# Fazaia Medical College & HBS?!



## itzmisha (Sep 7, 2016)

Does anyone know the closing merit for MBBS of 2015 for Fazaia and HBS?
Also, is HBS a good college? It opened up last year.


----------



## pencilpen123 (Sep 4, 2016)

itzmisha said:


> Does anyone know the closing merit for MBBS of 2015 for Fazaia and HBS?
> Also, is HBS a good college? It opened up last year.

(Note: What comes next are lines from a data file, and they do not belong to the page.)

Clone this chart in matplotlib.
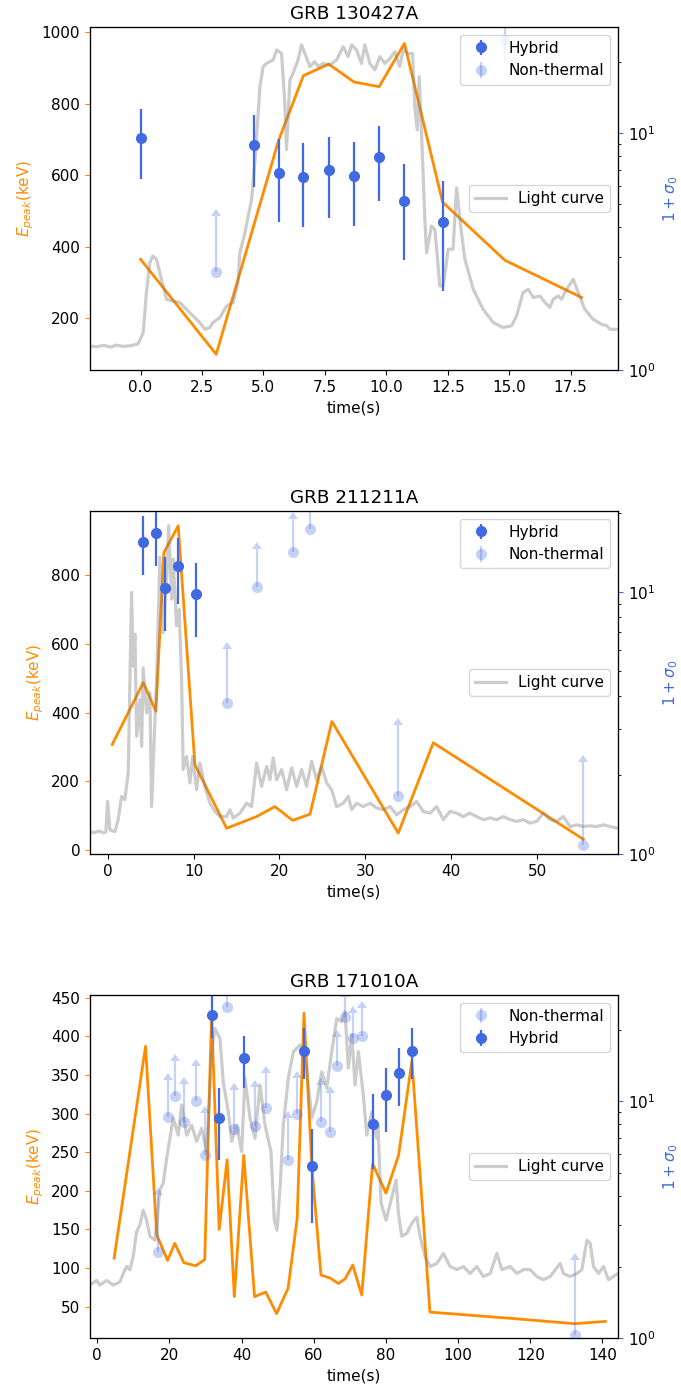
import matplotlib
matplotlib.use("Agg")
import matplotlib.pyplot as plt
import numpy as np

plt.rcParams["font.size"] = 11

# ---------------- GRB 130427A ----------------
a_ep_t = [0.0, 3.08, 5.62, 6.63, 7.66, 8.69, 9.71, 10.74, 12.29, 14.83, 17.95]
a_ep_v = [365, 99, 698, 879, 911, 861, 848, 969, 525, 362, 258]

a_hy_t = [0.0, 4.61, 5.62, 6.63, 7.66, 8.69, 9.71, 10.74, 12.29]
a_hy_s = [9.5, 8.9, 6.8, 6.55, 7.0, 6.6, 7.95, 5.15, 4.2]
a_hy_e = [3.1, 3.0, 2.6, 2.55, 2.6, 2.55, 2.8, 2.25, 2.05]

a_nt_t = [3.08, 14.83]
a_nt_s = [2.58, 24.7]
a_nt_e = [1.9, 5.0]
a_nt_lo = [True, False]

a_lc_t = [-2.06, -1.8, -1.5, -1.2, -1.0, -0.7, -0.4, -0.1, 0.11, 0.24, 0.38, 0.49,
          0.65, 0.85, 1.06, 1.33, 1.60, 1.87, 2.14, 2.41, 2.62, 2.82, 2.95, 3.23,
          3.50, 3.77, 3.97, 4.04, 4.25, 4.38, 4.52, 4.65, 4.86, 4.99, 5.13, 5.40,
          5.54, 5.74, 5.87, 5.94, 6.08, 6.21, 6.41, 6.55, 6.69, 6.89, 7.09, 7.23,
          7.43, 7.70, 7.98, 8.25, 8.45, 8.59, 8.79, 8.99, 9.13, 9.33, 9.54, 9.74,
          9.94, 10.15, 10.35, 10.55, 10.69, 10.89, 11.07, 11.16, 11.26, 11.34, 11.44,
          11.57, 11.64, 11.84, 11.98, 12.18, 12.32, 12.52, 12.72, 12.83, 12.86, 13.06,
          13.20, 13.54, 13.94, 14.35, 14.76, 15.10, 15.30, 15.57, 15.78, 15.98, 16.25,
          16.46, 16.66, 16.79, 17.00, 17.13, 17.34, 17.61, 17.81, 18.08, 18.42, 18.76,
          18.97, 19.10, 19.43]
a_lc_v = [122, 120, 124, 119, 125, 121, 123, 128, 160, 272, 355, 374,
          365, 309, 253, 248, 244, 225, 206, 188, 169, 174, 188, 202,
          234, 244, 300, 383, 439, 485, 532, 634, 848, 904, 913, 923,
          951, 941, 802, 672, 867, 886, 923, 965, 941, 904, 918, 904,
          913, 909, 923, 960, 932, 965, 951, 913, 965, 913, 895, 932,
          913, 927, 946, 904, 951, 941, 941, 792, 727, 876, 709,
          476, 383, 458, 448, 290, 290, 393, 393, 532, 565, 439,
          365, 281, 225, 188, 174, 179, 206, 272, 281, 258, 262,
          244, 230, 253, 262, 253, 281, 309, 272, 225, 197, 183,
          179, 169, 169]

# ---------------- GRB 211211A ----------------
b_ep_t = [0.54, 4.15, 5.62, 6.55, 8.22, 10.16, 13.85, 17.34, 19.47, 21.53, 23.55, 26.1, 33.82, 37.9, 55.35]
b_ep_v = [307, 487, 404, 866, 944, 248, 63, 97, 126, 86, 104, 374, 49, 312, 31]

b_hy_t = [4.15, 5.66, 6.67, 8.22, 10.28]
b_hy_s = [15.5, 16.7, 10.3, 12.5, 9.8]
b_hy_e = [3.95, 4.2, 3.2, 3.55, 3.1]

b_nt_t = [13.85, 17.41, 21.53, 23.58, 33.82, 55.35]
b_nt_s = [3.77, 10.4, 14.2, 17.3, 1.66, 1.08]
b_nt_e = [2.25, 4.1, 4.8, 5.0, 1.45, 1.17]
b_nt_lo = [True, True, True, True, True, True]

b_lc_t = [-2.06, -1.5, -1.0, -0.5, -0.2, 0.0, 0.27, 0.85, 1.23, 1.63, 2.01, 2.40,
          2.79, 2.98, 3.18, 3.38, 3.76, 3.96, 4.14, 4.54, 4.92, 5.12, 5.39, 5.70,
          6.09, 6.47, 6.87, 7.10, 7.45, 7.63, 7.83, 8.03, 8.33, 8.61, 8.80, 9.19,
          9.58, 9.89, 10.36, 10.74, 11.32, 11.90, 12.49, 13.07, 13.85, 14.23, 14.62,
          15.40, 16.18, 16.76, 17.34, 17.92, 18.51, 18.89, 19.27, 19.67, 20.25, 20.83,
          21.42, 22.00, 22.58, 23.16, 23.74, 24.32, 24.91, 25.49, 26.07, 26.65, 27.42,
          28.00, 28.40, 28.98, 29.75, 30.53, 31.31, 32.08, 32.86, 33.64, 34.40, 35.18,
          35.96, 36.73, 37.51, 38.29, 39.06, 39.84, 40.62, 41.39, 42.16, 42.95, 43.72,
          44.50, 45.27, 46.04, 46.82, 47.60, 48.37, 49.15, 49.93, 50.70, 51.48, 52.26,
          53.03, 53.80, 54.59, 55.35, 56.14, 56.92, 57.68, 58.46, 59.39]
b_lc_v = [53, 50, 55, 50, 52, 141, 58, 53, 88, 156, 146, 224,
          750, 535, 628, 331, 438, 302, 530, 399, 458, 126, 302, 496,
          852, 632, 788, 944, 730, 847, 750, 652, 701, 496, 234, 272,
          195, 272, 175, 253, 185, 136, 112, 97, 97, 117, 93,
          107, 136, 126, 253, 185, 243, 204, 268, 204, 234, 175,
          239, 185, 234, 185, 258, 204, 243, 195, 175, 126, 136,
          156, 117, 136, 126, 136, 122, 117, 126, 102, 117, 126,
          141, 112, 107, 126, 88, 112, 107, 97, 107, 97, 88,
          93, 88, 97, 88, 83, 88, 78, 83, 107, 88, 83,
          97, 68, 73, 68, 70, 68, 73, 68, 63]

# ---------------- GRB 171010A ----------------
c_ep_t = [4.7, 13.4, 16.5, 19.5, 21.5, 24.0, 27.3, 29.8, 31.7, 33.8, 36.0, 38.0, 40.6,
          43.6, 46.7, 49.7, 52.9, 55.4, 57.3, 59.5, 62.0, 64.6, 66.8, 68.7, 70.8, 73.3,
          76.3, 80.0, 83.5, 87.2, 92.2, 114.4, 132.3, 140.8]
c_ep_v = [113, 387, 143, 110, 132, 107, 103, 111, 428, 150, 240, 63, 246,
          63, 69, 41, 74, 164, 430, 230, 91, 87, 80, 86, 104, 65,
          235, 197, 246, 368, 43, 35, 28, 31]

c_hy_t = [31.7, 33.8, 40.6, 57.3, 59.5, 76.3, 80.0, 83.5, 87.2]
c_hy_s = [23.2, 8.5, 15.2, 16.4, 5.35, 8.0, 10.6, 13.2, 16.4]
c_hy_e = [4.7, 2.85, 3.8, 4.0, 2.3, 2.8, 3.2, 3.6, 4.0]

c_nt_t = [16.9, 19.5, 21.5, 24.0, 27.3, 29.8, 36.0, 38.0, 43.6, 46.7, 52.9, 55.4,
          62.0, 64.6, 66.4, 68.7, 70.8, 73.3, 132.3]
c_nt_s = [2.32, 8.63, 10.5, 8.15, 10.0, 5.91, 25.2, 7.66, 7.89, 9.42, 5.63, 8.89,
          8.18, 7.46, 14.1, 22.7, 18.5, 19.0, 1.03]
c_nt_e = [1.7, 3.7, 4.3, 3.7, 4.1, 3.0, 5.0, 3.5, 3.6, 3.8, 2.9, 3.7,
          3.6, 3.4, 4.7, 5.0, 5.1, 5.8, 1.1]
c_nt_lo = [True] * 19

c_lc_t = [-2.02, -0.17, 0.75, 2.61, 4.44, 6.29, 7.21, 8.15, 9.07, 9.98, 10.92, 11.84,
          12.75, 13.70, 14.61, 16.00, 17.38, 18.30, 19.24, 21.07, 22.46, 23.40, 24.78,
          26.17, 27.56, 28.94, 30.33, 31.72, 32.63, 34.02, 34.93, 36.33, 37.27, 38.65,
          40.03, 40.95, 42.34, 43.72, 45.11, 46.50, 48.15, 49.08, 49.83, 50.75, 51.57,
          52.96, 54.34, 56.20, 58.05, 59.44, 60.83, 62.21, 63.60, 64.98, 66.37, 67.76,
          68.67, 69.59, 70.53, 71.45, 72.36, 73.74, 74.68, 76.07, 77.46, 77.80, 78.65,
          80.04, 81.43, 82.82, 83.45, 84.39, 85.78, 87.16, 88.55, 89.47, 90.85, 92.24,
          94.10, 95.93, 97.78, 99.64, 101.47, 103.33, 105.19, 107.01, 108.88, 110.74,
          112.12, 114.43, 116.28, 118.11, 119.97, 121.82, 123.65, 125.51, 128.28, 129.19,
          131.05, 132.91, 134.29, 135.68, 136.60, 137.51, 138.90, 140.28, 141.67, 143.05,
          144.3]
c_lc_v = [78, 84, 78, 84, 78, 82, 93, 102, 98, 115, 147, 156,
          175, 162, 141, 136, 201, 210, 242, 294, 272, 311, 272,
          285, 264, 281, 251, 380, 410, 397, 341, 302, 264, 285,
          251, 346, 294, 268, 337, 285, 251, 162, 149, 210, 285,
          346, 380, 389, 359, 294, 315, 354, 333, 380, 423, 419,
          432, 359, 402, 337, 380, 324, 272, 302, 268, 285, 184,
          162, 188, 214, 171, 141, 145, 158, 166, 141, 115, 102,
          106, 119, 102, 98, 102, 93, 102, 89, 93, 119,
          98, 102, 93, 98, 98, 89, 85, 89, 106, 93,
          89, 93, 98, 136, 132, 102, 93, 102, 85, 89,
          93]


def draw_panel(ax, title, ep_t, ep_v, lc_t, lc_v, hy, nt, xlim, ylim, slim, nt_first=False):
    # orange peak energy on the left axis
    ax.plot(ep_t, ep_v, color="darkorange", lw=2)
    ax.set_xlim(xlim)
    ax.set_ylim(ylim)
    ax.set_title(title)
    ax.set_xlabel("time(s)")
    ax.set_ylabel(r"$E_{peak}$(keV)", color="darkorange")
    ax.tick_params(axis="y", color="darkorange")

    # light curve on its own hidden axis, same scale as the left one
    axl = ax.twinx()
    axl.plot(lc_t, lc_v, color="gray", alpha=0.4, lw=2.3, label="Light curve")
    axl.set_ylim(ylim)
    axl.set_yticks([])
    axl.legend(loc="center right")

    # magnetisation on a log axis at the right
    axs = ax.twinx()
    axs.set_yscale("log")

    def hybrid():
        axs.errorbar(hy[0], hy[1], yerr=hy[2], fmt="o", color="royalblue",
                     ms=7, elinewidth=1.6, capsize=0, label="Hybrid")

    def nonthermal():
        axs.errorbar(nt[0], nt[1], yerr=nt[2], lolims=np.array(nt[3]), fmt="o",
                     color="royalblue", alpha=0.3, ms=8, mew=0, elinewidth=1.6,
                     capsize=3.5, capthick=1.6, label="Non-thermal")

    if nt_first:
        nonthermal()
        hybrid()
    else:
        hybrid()
        nonthermal()
    axs.set_ylim(slim)
    axs.set_xlim(xlim)
    axs.set_ylabel(r"$1+\sigma_0$", color="royalblue")
    axs.tick_params(axis="y", color="royalblue")
    axs.legend(loc="upper right")


fig, axes = plt.subplots(3, 1, figsize=(6.81, 13.92), dpi=100)
fig.subplots_adjust(left=0.132, right=0.9075, top=0.9806, bottom=0.0388, hspace=0.411)

draw_panel(axes[0], "GRB 130427A", a_ep_t, a_ep_v, a_lc_t, a_lc_v,
           (a_hy_t, a_hy_s, a_hy_e), (a_nt_t, a_nt_s, a_nt_e, a_nt_lo),
           (-2.06, 19.43), (55, 1015), (1, 28))
draw_panel(axes[1], "GRB 211211A", b_ep_t, b_ep_v, b_lc_t, b_lc_v,
           (b_hy_t, b_hy_s, b_hy_e), (b_nt_t, b_nt_s, b_nt_e, b_nt_lo),
           (-2.06, 59.39), (-12, 987), (1, 20.3))
draw_panel(axes[2], "GRB 171010A", c_ep_t, c_ep_v, c_lc_t, c_lc_v,
           (c_hy_t, c_hy_s, c_hy_e), (c_nt_t, c_nt_s, c_nt_e, c_nt_lo),
           (-2.02, 144.3), (9.5, 453.5), (1, 28.2), nt_first=True)

fig.savefig("out.png", dpi=100)
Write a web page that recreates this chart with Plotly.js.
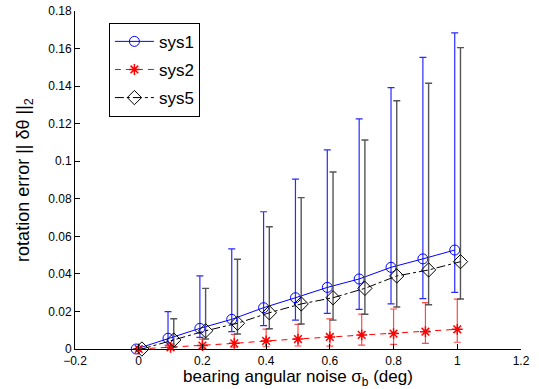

can i get into fazaia with 66% aggregate as foreign student with dual nationality


----------



## Mohsin Saleem (May 24, 2015)

pencilpen123 said:


> can i get into fazaia with 66% aggregate as foreign student with dual nationality


u can get on foreign seat but not on local seat

- - - Updated - - -



itzmisha said:


> Does anyone know the closing merit for MBBS of 2015 for Fazaia and HBS?
> Also, is HBS a good college? It opened up last year.


hbs has 75% last year its 2nd batch here
fizia has its own test it is also a good college


----------



## Saad iqbal (Jul 28, 2016)

Whats its fee structure i am an overseas pakistani with 77 % agg.can i also get admission?

- - - Updated - - -

Also any chance for shalamar?


----------